2. “I know this is hard.”
Worry is hard, so tell your child that you understand. By mirroring their feelings, they’ll be more likely to connect with you and open up. You’re also validating them, and telling them it’s ok to feel what they’re feeling.
“When everything seems to be going against you, remember that the airplane takes off against the wind, not with it.” – Henry Ford
3. “Would you like a hug?”
Hugs have many benefits! Physical contact can stimulate the release of oxytocin, the feel-good hormone, and decrease the production of cortisol, the stress hormone. Your child will feel more relaxed and more able to think more rationally about their situation.
4. “Take a deep breath.”
Teaching your kids to breathe during a stressful situation is one of the most useful things you can do. Suggest they put their left hand on their tummy and their right hand over their heart, then breathe in and out slowly, noticing their belly expand and their chest rise and fall with each breath. It will ground them and change their physiological state. It’s a skill they can use anywhere from in the classroom before a test, or another other time anxiety creeps upon them.

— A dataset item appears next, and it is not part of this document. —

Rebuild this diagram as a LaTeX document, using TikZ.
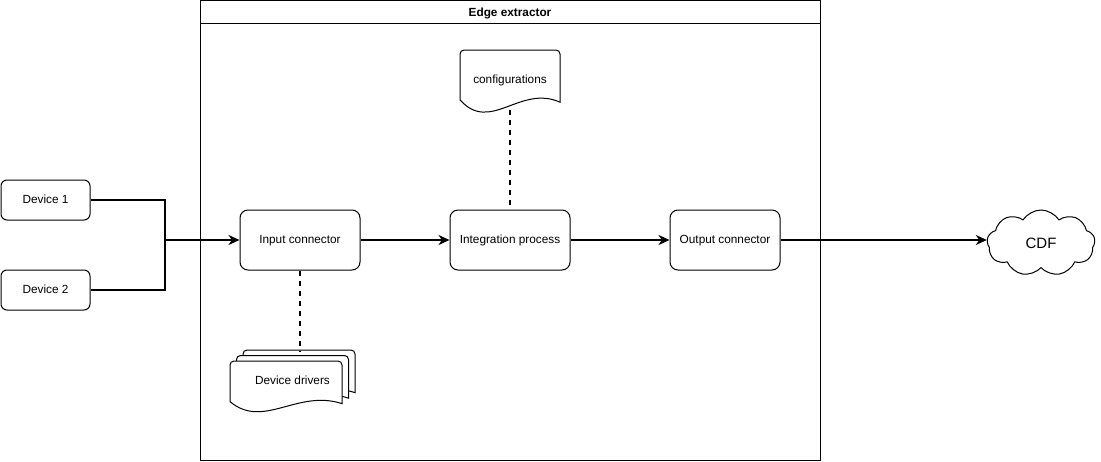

5. “Go to your happy place.”
When your child is less stressed, ask them about a place that makes them feel good – calm, confident, and happy. It could be a beach, cottage, or cozy bedroom. Get them to describe it in perfect detail, including what it looks like, sounds like, smells like, and feels like to them. Then, when they become anxious, suggest they transport themselves to that happy place and let the power of visualization transform them.
“Don’t believe every worried thought you have. Worried thoughts are notoriously inaccurate.” – Renee Jain
6. “Let’s sing!”
Studies show that singing reduces stress and makes you happier. So, start up the chorus to your child’s favourite song, or get them up to dance to it. In less than a minute, the endorphins will kick in, and you’ll have interrupted the stress response long enough for the rational brain to kick in. As a plus, you will have shared a sweet bonding moment!
7. “Tell me more.”
To turn down your child’s emotional brain, get them talking about what’s stressing them out. If you ask questions, stick to opened ones, but simply allowing them the space to share can often do the trick. You will be showing them how much you’re interested in their experience and engaging their rational brain at the same time – which will help them to reframe the entire anxiety-provoking situation.
Anxiety in children
8. “What’s your heart telling you? What’s your brain telling you?”
These questions encourage your child to reflect on their emotions and to collect evidence about the situation. Their heart might be telling them that they are scared of failing the test, but their brain might be telling them that they’ve studied. Teach them that both can be true, and that’s ok and that they can challenge themselves as to which will win out: fear or facts. This is the essence of self-talk.
9. “What’s the worst that could happen?”
Asking, “What’s the worst that could happen?” helps kids put worries into perspective, and make big problems seem much smaller. The worst that could happen might be not making the soccer team. How bad would that be? What could your child do if that happens? What could they learn from that experience? Your child will see that they have the ability to overcome challenges and make the best of an undesirable situation.
10. “What would ______ (your hero) do in this situation?”
Everybody has someone they look up to – whether that’s a mentor or superhero. Ask your child how Spider-Man or Wonder Woman would handle their situation or real-life idols like Prince Harry or Taylor Swift. Then ask them how they can do the same.